The first experiment that they discussed is the one that typically grabs the headlines. Subjects were shown six different products - a computer mouse, keyboard, average wine, fine wine, Belgian chocolates and a book. Having been introduced to the products, subjects were asked if they would buy each product for a dollar amount equal to the last two digits of their social security number. So, if the last two digits of your social security number are 52 you would have needed to say whether you wanted to buy the box of Belgian chocolates for $52. Having done this subjects were then asked to write down how much they would be willing to pay for each of the products.
The headline result was that those with a higher social security number put a significantly higher valuation on the products. There is clearly no reason why someone with a social security number ending in 79 should value Belgian chocolates more than someone with number 23. This shows how judgement - the valuation - can depend on an arbitrary anchor - the last two digits of a social security number.

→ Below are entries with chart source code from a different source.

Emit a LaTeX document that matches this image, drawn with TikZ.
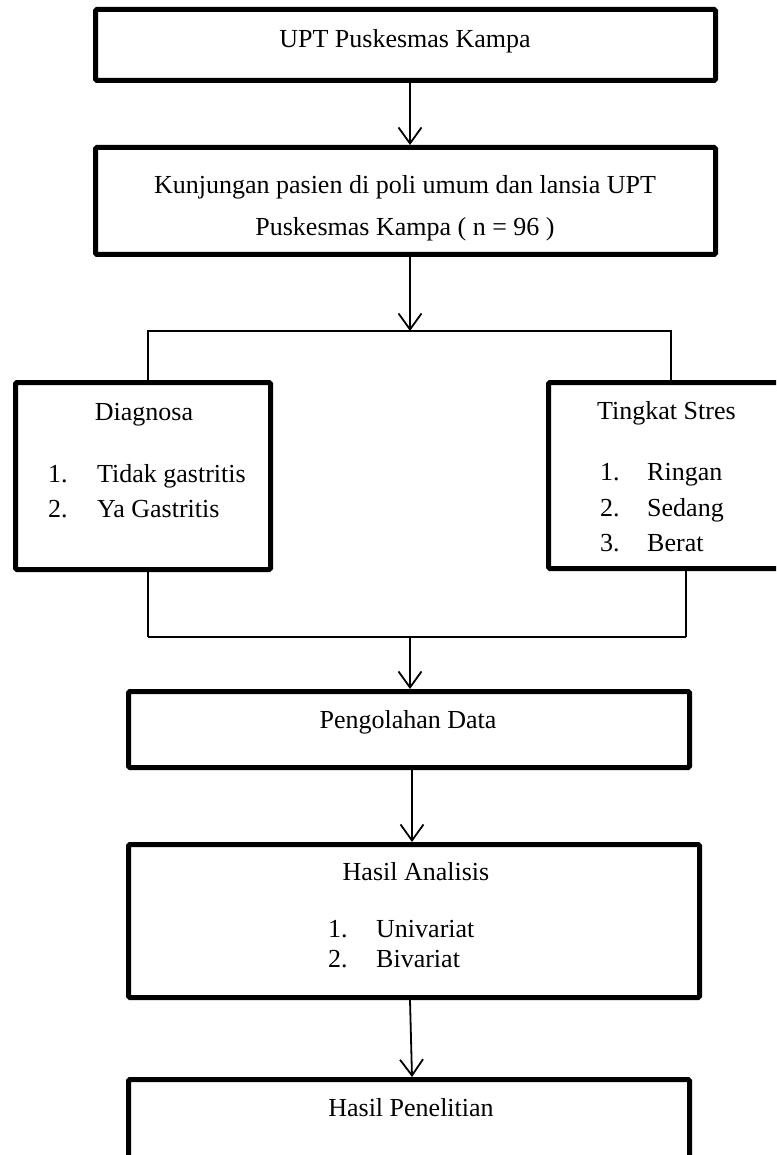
\documentclass[tikz,border=0pt]{standalone}
\usepackage{fontspec}
\setmainfont{Liberation Serif}
\usetikzlibrary{arrows.meta}
\begin{document}
\begin{tikzpicture}[x=1pt,y=-1pt,
  box/.style={draw,line width=5pt,rounded corners=1.5pt,inner sep=0pt,anchor=center},
  txt/.style={font=\fontsize{26}{30}\selectfont,inner sep=0pt,anchor=base},
  txtl/.style={font=\fontsize{26}{30}\selectfont,inner sep=0pt,anchor=base west},
  conn/.style={line width=1.8pt},
  arr/.style={line width=1.8pt,-{Straight Barb[length=16pt,width=23pt,line width=1.8pt]}}]
\useasboundingbox (0,0) rectangle (776,1155);
\clip (0,0) rectangle (776,1155);
% boxes
\node[box,minimum width=620pt,minimum height=71pt] (b1) at (405.5,45) {};
\node[box,minimum width=620pt,minimum height=107pt] (b2) at (405.5,201) {};
\node[box,minimum width=255pt,minimum height=187pt] (b3) at (143,476) {};
\node[box,minimum width=252pt,minimum height=186pt] (b4) at (674.5,475.5) {};
\node[box,minimum width=561pt,minimum height=76pt] (b5) at (409,729.5) {};
\node[box,minimum width=571pt,minimum height=153pt] (b6) at (414,921) {};
\node[box,minimum width=561pt,minimum height=141pt] (b7) at (409,1150) {};
% texts
\node[txt] (t1) at (405,48) {UPT Puskesmas Kampa};
\node[txt] (t2a) at (405,193.5) {Kunjungan pasien di poli umum dan lansia UPT};
\node[txt] (t2b) at (405,235.5) {Puskesmas Kampa ( n = 96 )};
\node[txt] (t3) at (144,420) {Diagnosa};
\node[txtl] (t3n1) at (48,482) {1.};
\node[txtl] (t3i1) at (97,482) {Tidak gastritis};
\node[txtl] (t3n2) at (48,517) {2.};
\node[txtl] (t3i2) at (97,517) {Ya Gastritis};
\node[txtl] (t4) at (597,419) {Tingkat Stres};
\node[txtl] (t4n1) at (600,480) {1.};
\node[txtl] (t4i1) at (647,480) {Ringan};
\node[txtl] (t4n2) at (600,516) {2.};
\node[txtl] (t4i2) at (647,516) {Sedang};
\node[txtl] (t4n3) at (600,551) {3.};
\node[txtl] (t4i3) at (647,551) {Berat};
\node[txt] (t5) at (408,728) {Pengolahan Data};
\node[txt] (t6) at (416,880) {Hasil Analisis};
\node[txtl] (t6n1) at (328,937) {1.};
\node[txtl] (t6i1) at (376,937) {Univariat};
\node[txtl] (t6n2) at (328,967) {2.};
\node[txtl] (t6i2) at (376,967) {Bivariat};
\node[txt] (t7) at (411,1116) {Hasil Penelitian};
% helper coordinates
\coordinate (ax) at (410,0);
\coordinate (ax2) at (412,0);
\coordinate (sl) at (148,331);
\coordinate (sr) at (671,331);
\coordinate (jl) at (148,637);
\coordinate (jr) at (686,637);
\coordinate (jm) at (410,637);
\coordinate (sm) at (410,331);
% connectors
\draw[arr] (b1.south -| ax) -- (b2.north -| ax);
\draw[arr] (b2.south -| ax) -- (sm);
\draw[conn] (b3.north -| sl) -- (sl) -- (sr) -- (b4.north -| sr);
\draw[conn] (b3.south -| jl) -- (jl);
\draw[conn] (b4.south -| jr) -- (jr);
\draw[line width=2.6pt] (jl) -- (jr);
\draw[arr] (jm) -- (b5.north -| ax);
\draw[arr] (b5.south -| ax2) -- (b6.north -| ax2);
\draw[arr] (b6.south -| ax) -- (b7.north -| ax2);
\end{tikzpicture}
\end{document}
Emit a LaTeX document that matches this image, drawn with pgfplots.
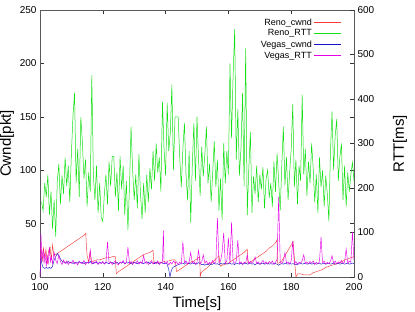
\documentclass[border=0pt]{standalone}
\usepackage{pgfplots}
\pgfplotsset{compat=1.18}
\usepackage{fontspec}
\setmainfont{Liberation Sans}
\definecolor{cred}{RGB}{245,60,60}
\definecolor{cgreen}{RGB}{20,225,20}
\definecolor{cblue}{RGB}{20,20,200}
\definecolor{cmag}{RGB}{230,0,230}
\begin{document}
\begin{tikzpicture}
\pgfplotsset{
  common/.style={
    scale only axis, width=314pt, height=267pt,
    xmin=100, xmax=200,
    tick align=inside, major tick length=4pt,
    /pgf/number format/assume math mode=true,
    tick label style={font=\fontsize{10}{11}\selectfont},
    label style={font=\fontsize{15}{17}\selectfont},
    axis line style={black!65},
    every tick/.style={black!80},
  }
}
\begin{axis}[common,
  ymin=0, ymax=250,
  xtick={100,120,...,200}, ytick={0,50,...,250},
  xticklabel style={yshift=-3pt},
  xlabel={Time[s]}, ylabel={Cwnd[pkt]},
  xlabel style={yshift=1pt},
  ylabel style={yshift=-1pt},
]
\coordinate (bl) at (rel axis cs:0,0);
\coordinate (tr) at (rel axis cs:1,1);
\addplot[cred, line width=0.45pt] coordinates {
(100.0,0) (100.3,28) (100.7,14) (101.1,27) (101.5,18) (101.9,26) (102.3,12) (102.7,24) (103.2,28) (103.6,16) (104.0,30) (104.4,20)
(105,21) (106,23) (107,25) (108,27) (109,29) (110,31) (111,33) (112,35) (113,37) (114,39) (114.6,41) (114.7,33) (115,20) (115.5,14)
(116,24) (116.3,14) (117,15) (118,16) (119,16) (120,17) (121,18) (122,18) (123,19) (124,19) (124.3,3) (125,5) (126,7) (127,9)
(128,11) (129,13) (130,15) (131,17) (132,19) (133,21) (134,22) (135,23) (136,25) (136.3,13) (137,13) (138,14) (139,14) (140,15)
(141,15) (142,16) (143,16) (143.5,5) (144,6) (145,8) (146,10) (147,12) (148,14) (149,15) (150,17) (150.9,19) (151,0) (151.3,4)
(152,6) (153,8) (154,11) (155,14) (156,17) (157,20) (157.4,10) (158,11) (159,12) (160,13) (161,15) (162,17) (163,19) (164,21)
(165,23) (166,26) (166.2,13) (167,14) (168,16) (169,18) (170,20) (171,22) (172,24) (173,27) (174,29) (175,32) (175.5,35) (175.7,13)
(176,13) (177,15) (178,20) (179,25) (180,30) (180.6,33) (181.5,0) (182,3) (183,3) (184,2) (185,2) (186,2) (187,4) (188,5) (189,6)
(190,7) (191,9) (192,10) (193,11) (194,12) (195,13) (196,14) (197,16) (198,17) (199,18) (200,19)
};
\addplot[cblue, line width=0.45pt] coordinates {
(100.0,0) (100.3,20) (100.6,12) (101.0,9) (101.5,8) (102.0,9) (102.5,8) (103.0,9) (103.5,8) (104.0,10) (104.5,16) (105.0,19)
(105.5,22) (106.0,20) (106.5,17) (107.0,15) (107.5,14) (108,14) (108.5,13) (109,14.5) (109.5,13) (110,14) (110.5,12.5) (111,14)
(111.5,13.5) (112,13) (112.5,14.5) (113,13) (113.5,14) (114,12.5) (114.5,13.5) (115,14) (115.5,13) (116,14.5) (116.5,13) (117,12.5)
(117.5,14) (118,13.5) (118.5,12.5) (119,14) (119.5,13) (120,13.5) (120.5,12.5) (121,14) (121.5,13) (122,12.5) (122.5,14) (123,13.5)
(123.5,12.5) (124,13) (124.5,14) (125,12.5) (125.5,13.5) (126,13) (126.5,14) (127,12.5) (127.5,13.5) (128,13) (128.5,14) (129,12.5)
(129.5,13) (130,14) (130.5,13) (131,12.5) (131.5,13.5) (132,14) (132.5,13) (133,12.5) (133.5,13.5) (134,13) (134.5,14) (135,12.5)
(135.5,13.5) (136,13) (136.5,12.5) (137,14) (137.5,13) (138,12.5) (138.5,13.5) (139,13) (139.5,12.5) (140,13) (140.5,12) (141,7)
(141.4,0) (141.8,6) (142.3,9) (143,10) (143.5,11) (144,11.5) (144.5,12) (145,12.5) (145.5,13) (146,12) (146.5,13.5) (147,12.5)
(147.5,13) (148,12) (148.5,13.5) (149,12.5) (149.5,13) (150,12) (150.5,13.5) (151,12.5) (151.5,11.5) (152,12) (152.5,11) (153,12)
(153.5,11.5) (154,12.5) (154.5,11.5) (155,12) (155.5,13) (156,12) (156.5,12.5) (157,11.5) (157.5,13) (158,12) (158.5,12.5) (159,13)
(159.5,12) (160,12.5) (160.5,13) (161,12) (161.5,12.5) (162,11.5) (162.5,13) (163,12.5) (163.5,12) (164,13) (164.5,12) (165,12.5)
(165.5,13) (166,12) (166.5,12.5) (167,13) (167.5,12) (168,12.5) (168.5,11.5) (169,12.5) (169.5,13) (170,12) (170.5,12.5) (171,13)
(171.5,12) (172,12.5) (172.5,13) (173,12) (173.5,12.5) (174,12) (174.5,13) (175,12.5) (175.5,12) (176,11) (176.5,12) (177,12.5)
(177.5,12) (178,13) (178.5,12.5) (179,12) (179.5,13) (180,12) (180.5,12.5) (181,12) (181.5,11.5) (182,12.5) (182.5,12) (183,13)
(183.5,12) (184,12.5) (184.5,13) (185,12) (185.5,12.5) (186,13) (186.5,12) (187,12.5) (187.5,13) (188,12) (188.5,12.5) (189,13)
(189.5,12) (190,12.5) (190.5,13) (191,12) (191.5,12.5) (192,13) (192.5,12) (193,12.5) (193.5,13) (194,12) (194.5,12.5) (195,13)
(195.5,12) (196,12.5) (196.5,13) (197,12) (197.5,12.5) (198,13) (198.5,12) (199,12.5) (199.5,13) (200,12.5)
};
\end{axis}
\begin{axis}[common,
  ymin=0, ymax=600, ytick={0,100,...,600},
  axis x line=none, axis y line*=right, ytick pos=right,
  ylabel={RTT[ms]},
  ylabel style={yshift=-12pt},
  legend style={draw=none, fill=none, at={(rel axis cs:0.965,0.98)}, anchor=north east,
    font=\fontsize{9}{10}\selectfont, row sep=-0.8pt, inner sep=1pt},
  legend cell align=right,
  legend plot pos=right,
]
\addlegendimage{legend image code/.code={\draw[cred, line width=1pt] (0pt,0pt) -- (27pt,0pt);}}
\addlegendentry{Reno\_cwnd}
\addlegendimage{legend image code/.code={\draw[cgreen, line width=1pt] (0pt,0pt) -- (27pt,0pt);}}
\addlegendentry{Reno\_RTT}
\addlegendimage{legend image code/.code={\draw[cblue, line width=1pt] (0pt,0pt) -- (27pt,0pt);}}
\addlegendentry{Vegas\_cwnd}
\addlegendimage{legend image code/.code={\draw[cmag, line width=1pt] (0pt,0pt) -- (27pt,0pt);}}
\addlegendentry{Vegas\_RTT}
\addplot[cgreen, line width=0.5pt, forget plot] coordinates {
(100.5,168) (101,149) (101.5,211) (102,180) (102.5,230) (103,139) (103.5,192) (104,108) (104.5,173) (105,91) (105.5,216) (106,254)
(106.5,163) (107,228) (107.5,187) (108,269) (108.5,204) (109,250) (109.5,168) (110,278) (110.5,362) (111,413) (111.5,211) (112,288)
(112.5,180) (113,360) (113.5,302) (114,221) (114.5,264) (115,158) (115.5,235) (116,192) (116.5,454) (117,228) (117.5,173) (118,250)
(118.5,144) (119,211) (119.5,134) (120,125) (120.5,187) (121,230) (121.5,163) (122,259) (122.5,204) (123,271) (123.5,271) (124,180)
(124.5,235) (125,149) (125.5,271) (126,197) (126.5,250) (127,139) (127.5,216) (128,106) (128.5,204) (129,338) (129.5,240) (130,173)
(130.5,230) (131,154) (131.5,276) (132,187) (132.5,130) (133,211) (133.5,144) (134,230) (134.5,168) (135,245) (135.5,197) (136,283)
(136.5,216) (137,300) (137.5,235) (138,269) (138.5,192) (139,394) (139.5,288) (140,228) (140.5,391) (141,283) (141.5,324) (142,432)
(142.5,240) (143,360) (143.5,360) (144,360) (144.5,269) (145,202) (145.5,288) (146,346) (146.5,230) (147,173) (147.5,283) (148,122)
(148.5,252) (149,346) (149.5,216) (150,360) (150.5,264) (151,182) (151.5,293) (152,226) (152.5,276) (153,338) (153.5,211) (154,254)
(154.5,168) (155,235) (155.5,305) (156,202) (156.5,264) (157,149) (157.5,221) (158,127) (158.5,300) (159,211) (159.5,283) (160,230)
(160.5,480) (161,312) (161.5,454) (162,557) (162.5,264) (163,377) (163.5,228) (164,288) (164.5,413) (165,204) (165.5,514) (166,139)
(166.5,245) (167,326) (167.5,144) (168,226) (168.5,187) (169,250) (169.5,168) (170,230) (170.5,197) (171,247) (171.5,154) (172,221)
(172.5,240) (173,178) (173.5,211) (174,158) (174.5,259) (175,192) (175.5,278) (176,216) (176.5,149) (177,250) (177.5,338) (178,206)
(178.5,269) (179,173) (179.5,235) (180,288) (180.5,389) (181,202) (181.5,264) (182,163) (182.5,250) (183,216) (183.5,410) (184,230)
(184.5,288) (185,182) (185.5,259) (186,211) (186.5,300) (187,245) (187.5,168) (188,230) (188.5,144) (189,269) (189.5,202) (190,240)
(190.5,158) (191,228) (191.5,187) (192,125) (192.5,283) (193,372) (193.5,240) (194,317) (194.5,355) (195,216) (195.5,269) (196,300)
(196.5,173) (197,250) (197.5,158) (198,235) (198.5,192) (199,230) (199.5,257) (200,216)
};
\addplot[cmag, line width=0.45pt, forget plot] coordinates {
(100.0,5) (100.3,98) (100.6,40) (101.0,62) (101.3,30) (101.6,55) (102.0,24) (102.3,50) (102.6,28) (103.0,67) (103.3,35) (103.6,45)
(104.0,30) (104.5,55) (105.0,38) (105.5,30) (106.0,50) (106.5,35) (107,28) (107.5,38) (108,30) (108.5,36) (109,28) (109.5,34)
(110,31) (110.5,38) (111,29) (111.5,33) (112,27) (112.5,35) (113,32) (113.5,30) (114,37) (114.5,28) (115,33) (115.5,31) (116,60)
(116.5,29) (117,34) (117.5,31) (118,36) (118.5,28) (119,33) (119.5,30) (120,35) (120.5,29) (121,32) (121.5,79) (122,30) (122.5,34)
(123,28) (123.5,33) (124,36) (124.5,30) (125,27) (125.5,34) (126,31) (126.5,37) (127,29) (127.5,33) (128,67) (128.5,30) (129,35)
(129.5,28) (130,33) (130.5,31) (131,36) (131.5,29) (132,34) (132.5,30) (133,48) (133.5,31) (134,35) (134.5,28) (135,32) (135.5,37)
(136,29) (136.5,34) (137,30) (137.5,36) (138,28) (138.5,33) (139,31) (139.3,105) (139.5,35) (140,30) (140.5,35) (141,27) (141.5,33)
(142,29) (142.5,36) (143,31) (143.5,34) (144,28) (144.5,33) (145,30) (145.5,79) (146,32) (146.5,36) (147,29) (147.5,34) (148,55)
(148.5,31) (149,35) (149.5,28) (150,33) (150.5,60) (151,30) (151.5,34) (152,50) (152.5,31) (153,36) (153.5,29) (154,33) (154.5,30)
(155,37) (155.5,31) (156,34) (156.5,133) (157,32) (157.5,36) (158,55) (158.5,99) (159,31) (159.5,35) (160,88) (160.5,30) (161,123)
(161.5,34) (162,31) (162.5,36) (163,83) (163.5,30) (164,34) (164.5,28) (165,33) (165.5,31) (166,50) (166.5,29) (167,35) (167.5,31)
(168,36) (168.5,45) (169,30) (169.5,34) (170,28) (170.5,33) (171,37) (171.5,30) (172,34) (172.5,29) (173,35) (173.5,31) (174,36)
(174.5,28) (175,33) (175.5,40) (176,180) (176.5,33) (177,30) (177.5,36) (178,55) (178.5,31) (179,34) (179.5,29) (180,36) (180.5,81)
(181,30) (181.5,35) (182,28) (182.5,33) (183,31) (183.5,37) (184,50) (184.5,30) (185,34) (185.5,29) (186,35) (186.5,31) (187,36)
(187.5,28) (188,33) (188.5,30) (189,34) (189.5,90) (190,31) (190.5,36) (191,29) (191.5,33) (192,30) (192.5,35) (193,48) (193.5,31)
(194,36) (194.5,29) (195,34) (195.5,31) (196,37) (196.5,30) (197,34) (197.5,63) (198,31) (198.5,36) (199,33) (199.5,101) (200,38)
};
\end{axis}
\pgfresetboundingbox
\path[use as bounding box] ([shift={(-40pt,-35pt)}]bl) rectangle ([shift={(61pt,10pt)}]tr);
\end{tikzpicture}
\end{document}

This result is a serious challenge to conventional economic modelling because it suggests that preferences are arbitrary and easily changed. It should come as no surprise, therefore, that some have challenged the result. For example, a recent paper by Fudenberg, Levine and Maniadis reports replications of the original experiment that show no anchoring effect at all. Such results leave a somewhat confused picture as to how important anchoring effects are.
My personal take on the issue is that anchoring effects become influential when there is a lot of uncertainty. For example, if someone is asked to value a familiar box of chocolates that is freely available in local stores then anchors are not going to matter much; you know the box of chocolates is worth about $10. If that person is asked to value an unfamiliar, never before seen box of chocolates then anchors can matter; you have no idea if the box of chocolates is worth $5 or $35.
If people are reluctant to buy things when they are uncertain about value then anchoring effects should ultimately not affect choice very much. But, that doesn't mean anchoring effects are completely irrelevant. Which brings me on to Harrods, the famous London department store.
We just received the brochure advertising Harrods 2013 Christmas Hampers. For those of you unfamiliar with a Harrods Hamper it contains all you need for a jolly Christmas - alcohol, meat, cheese, mine pies, etc. How much do you think the most expensive hamper is? The Decadence Hamper will cost you £20,000 (approximately $30,000). The Opulence will cost you £10,000, the Ultimate £5,000.
What has this got to do with anchoring effects? As you flick through the brochure the price drops. And once I had got over the shock of a £20,000 hamper and seen the price drop down to around £200 to £300 I found myself thinking - '£250 is not a bad price for a hamper, it looks a good deal'. Now, I am pretty certain that if you had asked me whether I was willing to pay £250 for a very sparse looking hamper before I had seen hampers priced at £20,000 and £10,000 I would have said 'no way'. My thinking that £250 is not a bad price was, thus, due to an anchoring effect. Exposure to high numbers made £250 look good value.
My hunch would be that Harrods are aware how anchoring effects can work. Otherwise, why put the most expensive hamper first? Anchoring effects can, therefore, make a real difference. And because of that I have to convince myself that we do not want to buy a £250 hamper.